Known for her minimal interventions in public spaces, creating subtle shifts in environments, either visually or with sound, New Orleans-based Zarouhie Abdalian has garnered significant acclaim. With four components considering the concept of work, “To History” elicits an overall impression of remembrance and remorse.

Entering the first gallery, one is immediately drawn by the distant sound of banging and tapping that echoes throughout the largely vacant space. Dotted around the expansive gallery, small wall-mounted Hydrocal casts titled from chalk mine hollow were pulled from molds made of the walls of the Mississippi Chalk Hollow mine, closed since 1912. (The abandoned mine itself is now a minor tourist attraction.) Each cast bears rough marks denoting where chalk was hacked out from the earth. From chalk mine hollow (iv) (all works 2017) houses a vertical trough with a smooth curved edge spanning the length of the slab. The rest is rough and irregular, with peaks, craters and pits, and the faintest traces of pastel pigment.

Six pedestals form regular rows dividing the gallery, each around chest height.
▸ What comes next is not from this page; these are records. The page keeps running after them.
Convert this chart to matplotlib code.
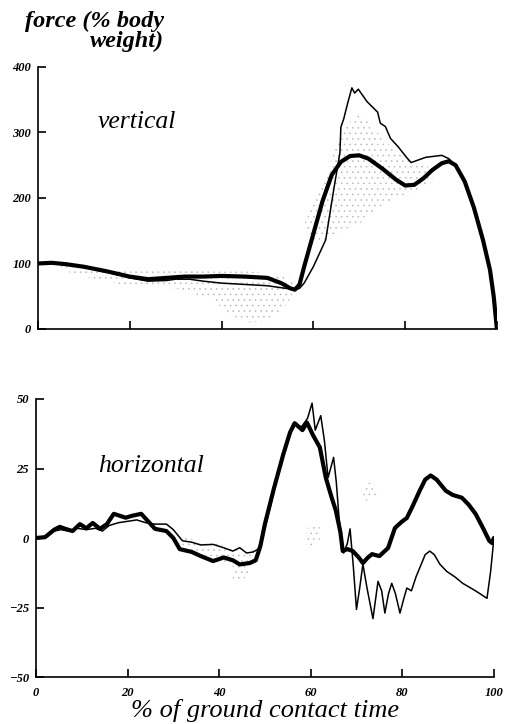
import matplotlib
matplotlib.use('Agg')
import matplotlib.pyplot as plt

# vertical force, thick curve
vt_x = [0, 3, 6, 10, 15, 20, 24, 28, 32, 36, 40, 45, 50, 53, 55, 56, 57, 58, 59, 60, 62,
        64, 66, 68, 70, 72, 75, 78, 80, 82, 84, 86, 88, 89.5, 91, 93, 95, 97, 98.5, 99.3, 100]
vt_y = [100, 101, 99, 95, 88, 80, 76, 78, 80, 80, 81, 80, 78, 70, 62, 60, 68, 95, 120, 145, 195,
        235, 255, 264, 265, 260, 245, 228, 219, 220, 230, 243, 253, 256, 250, 225, 185, 135, 90, 50, 0]

# vertical force, thin curve
vn_x = [0, 3, 6, 10, 15, 20, 24, 28, 30, 33, 36, 40, 45, 50, 54, 56, 57, 58, 60, 62.7, 64.5,
        65.8, 66, 66.6, 67.5, 68.4, 69.0, 69.8, 71.7, 74, 74.6, 75.7, 76.8, 78.5, 80.3, 81.3,
        84.5, 88, 89.5, 91, 93, 95, 97, 98.5, 99.3, 100]
vn_y = [100, 101, 99, 94, 87, 78, 73, 74, 76, 76, 73, 70, 68, 66, 62, 60, 62, 70, 95, 136, 215,
        269, 308, 320, 345, 368, 360, 366, 347, 331, 314, 309, 291, 278, 262, 254,
        262, 265, 260, 250, 226, 188, 138, 92, 52, 0]

# stippled (spread) band of the vertical force
vs1_x = [5, 10, 20, 30, 38, 42, 46, 50, 54, 56]
vs1_lo = [90, 80, 65, 62, 45, 20, 10, 12, 35, 60]
vs1_hi = [98, 95, 92, 90, 88, 88, 88, 85, 80, 70]
vs2_x = [58, 60, 62, 64, 66, 70, 74, 78, 82, 86]
vs2_lo = [150, 135, 130, 140, 150, 160, 185, 200, 210, 225]
vs2_hi = [160, 190, 220, 260, 300, 330, 300, 270, 255, 245]

# horizontal force, thick curve
ht_x = [0, 2, 4, 5.2, 7, 8, 9.6, 11, 12.4, 14, 15.5, 17, 19.6, 21, 23, 24.5, 26, 28.5, 30,
        31.4, 34, 36, 38.7, 41, 43, 44.5, 46.7, 48, 49, 50, 52, 54, 55.5, 56.5, 58.2, 59.2,
        60.5, 62, 63.3, 64.5, 65.5, 66.5, 67, 68, 69.2, 70.5, 71.4, 72.5, 73.4, 75, 76.9,
        78.4, 80, 81, 82.3, 83.8, 85, 86.2, 87.5, 89.5, 91, 93, 94.5, 96, 97.5, 99, 99.6, 100]
ht_y = [0, 0.3, 3, 4, 3, 2.5, 5, 3.5, 5.4, 3.3, 5, 8.7, 7.3, 8, 8.7, 6, 3.3, 2.5, 0,
        -4, -5, -6.5, -8.3, -7, -8, -9.5, -9, -8, -3, 5, 18, 30, 38, 41.3, 38.8, 41.5,
        37, 32.6, 21.7, 15, 9.8, 2, -4.7, -4, -4.7, -7, -9, -7, -5.8, -6.5, -3.6,
        3.6, 6, 7.2, 11.6, 17, 21, 22.5, 21, 17, 15.5, 14.5, 12, 8.7, 4, -1, -1.8, 0]

# horizontal force, thin curve
hn_x = [0, 2, 4, 5.5, 7, 9, 11, 13, 14.5, 16, 18, 20, 22, 24, 26, 28.5, 30, 32, 34, 36,
        38.7, 41, 43, 44.5, 46, 47.5, 48.5, 49.5, 51, 53, 55, 56.5, 58, 59.3, 60.3, 61, 62.2,
        63, 63.8, 65, 65.6, 66.2, 67.2, 68, 68.6, 69.3, 70, 70.7, 71.4, 72.3, 73.6, 74.7,
        75.5, 76.2, 77, 77.7, 78.5, 79.5, 80.3, 81, 82, 83, 83.8, 85, 86, 87, 88.2, 89.7,
        91.5, 93.2, 96, 98.5, 99.3, 99.8, 100]
hn_y = [0, 0, 2.5, 3, 2.5, 3.5, 3, 3.5, 2.5, 4.5, 5.5, 6, 6.5, 5.5, 5, 5, 3, -1, -1.5, -2.5,
        -2.3, -3.5, -4.7, -3.5, -5.4, -5, -4, 0, 10, 24, 36, 41, 40, 43, 48.5, 38.8, 44,
        35, 21.7, 29, 20, 7, -5.4, -2, 3.3, -10, -25.7, -18, -9.4, -18, -29, -15.6,
        -19, -27, -20, -16.3, -20, -27, -22, -18, -19, -14, -10.8, -6, -4.7, -6, -9.4, -12,
        -14, -16.3, -19, -21.7, -12, -3.6, 0]

# small stippled patches of the horizontal force
hs_patches = [
    ([30, 35, 40, 45, 48], [-3, -6, -8, -12, -6], [2, -1, -2, -5, -4]),
    ([43, 45, 47], [-16, -15, -13], [-12, -11, -11]),
    ([59, 60.5, 62], [-4, -3, -1], [3, 5, 4]),
    ([71.5, 73, 74.5], [13, 14, 15], [19, 20, 18]),
]

plt.rcParams['hatch.linewidth'] = 0.4

serif = 'Liberation Serif'
tick_font = dict(family=serif, style='italic', weight='bold', size=9)

fig = plt.figure(figsize=(5.06, 7.24), dpi=100)
ax1 = fig.add_axes([0.075, 0.5456, 0.907, 0.362])
ax2 = fig.add_axes([0.071, 0.0649, 0.905, 0.384])

stip = dict(facecolor='none', edgecolor='#b8b8b8', hatch='...', linewidth=0)

# vertical
ax1.fill_between(vs1_x, vs1_lo, vs1_hi, **stip)
ax1.fill_between(vs2_x, vs2_lo, vs2_hi, **stip)
ax1.plot(vn_x, vn_y, color='black', lw=1.1, solid_joinstyle='round')
ax1.plot(vt_x, vt_y, color='black', lw=3.0, solid_joinstyle='round', solid_capstyle='round')
ax1.set_xlim(0, 100)
ax1.set_ylim(0, 400)
ax1.set_yticks([0, 100, 200, 300, 400])
ax1.set_xticks([0, 20, 40, 60, 80, 100])
ax1.set_xticklabels([])
ax1.text(13, 316, 'vertical', family=serif, style='italic', fontsize=18.5, va='center')

# horizontal
for px, lo, hi in hs_patches:
    ax2.fill_between(px, lo, hi, **stip)
ax2.plot(hn_x, hn_y, color='black', lw=1.1, solid_joinstyle='round')
ax2.plot(ht_x, ht_y, color='black', lw=3.0, solid_joinstyle='round', solid_capstyle='round')
ax2.set_xlim(0, 100)
ax2.set_ylim(-50, 50)
ax2.set_yticks([-50, -25, 0, 25, 50])
ax2.set_xticks([0, 20, 40, 60, 80, 100])
ax2.text(13.5, 26, 'horizontal', family=serif, style='italic', fontsize=18.5, va='center')
ax2.set_xlabel('% of ground contact time', family=serif, style='italic', fontsize=19, labelpad=0)

for ax in (ax1, ax2):
    for s in ('top', 'right'):
        ax.spines[s].set_visible(False)
    for s in ('left', 'bottom'):
        ax.spines[s].set_linewidth(1.2)
    ax.tick_params(direction='in', length=6, width=1.2)
    ax.tick_params(axis='y', pad=5)
    ax.tick_params(axis='x', pad=7)
    for lab in ax.get_xticklabels() + ax.get_yticklabels():
        lab.set(**tick_font)

fig.text(0.324, 0.985, 'force (% body\nweight)', family=serif, style='italic', weight='bold',
         fontsize=17.5, ha='right', va='top', multialignment='right', linespacing=0.9)

fig.savefig('out.png', dpi=100)
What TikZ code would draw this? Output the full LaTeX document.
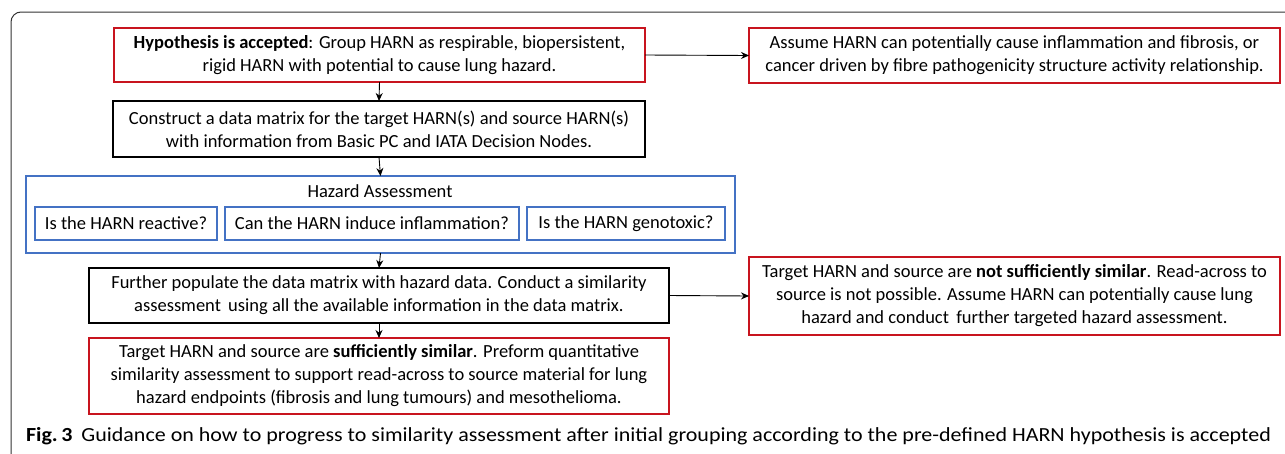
\documentclass[tikz,border=0pt]{standalone}
\usepackage{fontspec}
\setmainfont{Carlito}
\usetikzlibrary{arrows.meta}
\definecolor{boxred}{RGB}{200,20,30}
\definecolor{boxblue}{RGB}{68,114,196}
\begin{document}
\begin{tikzpicture}[x=1pt,y=-1pt,
  every node/.style={inner sep=0pt,outer sep=0pt},
  txt/.style={font=\fontsize{18.5}{23}\selectfont,align=center},
  redbox/.style={txt,draw=boxred,line width=1.6pt},
  blackbox/.style={txt,draw=black,line width=1.6pt},
  bluebox/.style={txt,draw=boxblue,line width=1.4pt},
  conn/.style={draw=black,line width=0.9pt,-{Stealth[length=8pt,width=7pt]}}]
\useasboundingbox (0,0) rectangle (1285,453);
\draw[line width=1pt,rounded corners=10pt,draw=black!80] (11,12) rectangle (1310,480);
\node[redbox,minimum width=531pt,minimum height=54pt] (hyp) at (379.5,55)
  {\textbf{Hypothesis is accepted}: Group HARN as respirable, biopersistent,\\rigid HARN with potential to cause lung hazard.};
\node[redbox,minimum width=531pt,minimum height=55pt] (assume) at (1014.5,55.5)
  {Assume HARN can potentially cause inflammation and fibrosis, or\\cancer driven by fibre pathogenicity structure activity relationship.};
\node[blackbox,minimum width=532pt,minimum height=56pt] (construct) at (379,129)
  {Construct a data matrix for the target HARN(s) and source HARN(s)\\with information from Basic PC and IATA Decision Nodes.};
\node[bluebox,minimum width=709pt,minimum height=77pt] (haz) at (380.5,214.5) {};
\node[txt] (haztitle) at (380,191) {Hazard Assessment};
\node[bluebox,minimum width=182pt,minimum height=33pt] (q1) at (126,223.5) {Is the HARN reactive?};
\node[bluebox,minimum width=294pt,minimum height=33pt] (q2) at (372,223.5) {Can the HARN induce inflammation?};
\node[bluebox,minimum width=198pt,minimum height=33pt] (q3) at (626,223.5) {Is the HARN genotoxic?};
\node[blackbox,minimum width=580pt,minimum height=55pt] (further) at (379,295.5)
  {Further populate the data matrix with hazard data. Conduct a similarity\\assessment\, using all the available information in the data matrix.};
\node[redbox,minimum width=531pt,minimum height=78pt] (notsim) at (1014.5,296)
  {Target HARN and source are \textbf{not sufficiently similar}. Read-across to\\source is not possible. Assume HARN can potentially cause lung\\hazard and conduct\, further targeted hazard assessment.};
\node[redbox,minimum width=580pt,minimum height=76pt] (sim) at (379,376)
  {Target HARN and source are \textbf{sufficiently similar}. Preform quantitative\\similarity assessment to support read-across to source material for lung\\hazard endpoints (fibrosis and lung tumours) and mesothelioma.};
\node[anchor=base west,font=\fontsize{20}{24}\selectfont] (cap) at (26,441.5)
  {\scalebox{1.1}[1]{\textbf{Fig.\,3}\hspace{8pt}Guidance on how to progress to similarity assessment after initial grouping according to the pre-defined HARN hypothesis is accepted}};
\draw[conn] (hyp.south) -- (construct.north);
\draw[conn] (construct.south) -- (haz.north);
\draw[conn] (haz.south) -- (further.north);
\draw[conn] (further.south) -- (sim.north);
\draw[conn] (hyp.east) -- (assume.west);
\draw[conn] (further.east) -- (notsim.west);
\end{tikzpicture}
\end{document}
Each bears a single metal object, a tool, or head of a tool, brunt (i-vi), encased in a thick coat of rust. The “sharp” edges, each poised on the top of the pedestal, actually appear blunt, having been eroded by time and use. Perhaps they symbolize the human workers who also bore the brunt of their labor; as one considers these objects as stones and monuments, a somber air arises.

Zarouhie Abdalian, from chalk mine hollow (iv), 2017, courtesy of the artist and Altman Siegel, San Francisco.

The second gallery features an installation of five hanging cotton panels, to history (i-v), and brunt (vii) on a pedestal. Created by a frottage process, with delicate red pencil rubbings made from a six ton wrecking ball, the panels are lyrical, swaying slightly in a small breeze.

The source of the sounds is ultimately revealed in a third gallery, a quartet of speakers mounted high on the wall and a large black subwoofer on the floor, playing threnody for the millions killed by silicosis, a collaborative work with Joseph Rosenzweig. At full volume it’s deafening, with the base reverberating at an alarming, seemingly cardiac arrest-inducing level. Silicosis is, one may note, a disease endemic to miners who inhale particulate matter. Sounds are of knapping, the process of making stone tools by striking with rocks, digitally mixed to reproduce the effect of echoing within different specific acoustic environments, such as a mine or a dungeon.

The history of mining, like that of civilization itself, is scarred with many acts of abuse and domination. Miners have become an emblem of a certain kind of noble suffering. Still, the feeling of work, in particular of the hardships endured by human beings engaged in such a treacherous activity as mining, seems oddly missing from the equation here, which is all pristine objects and elegant presentation. Yet, as a memorial to lives lost in the name of commerce, there is a quiet dignity to the mute objects—disturbingly juxtaposed with the clamoring soundtrack.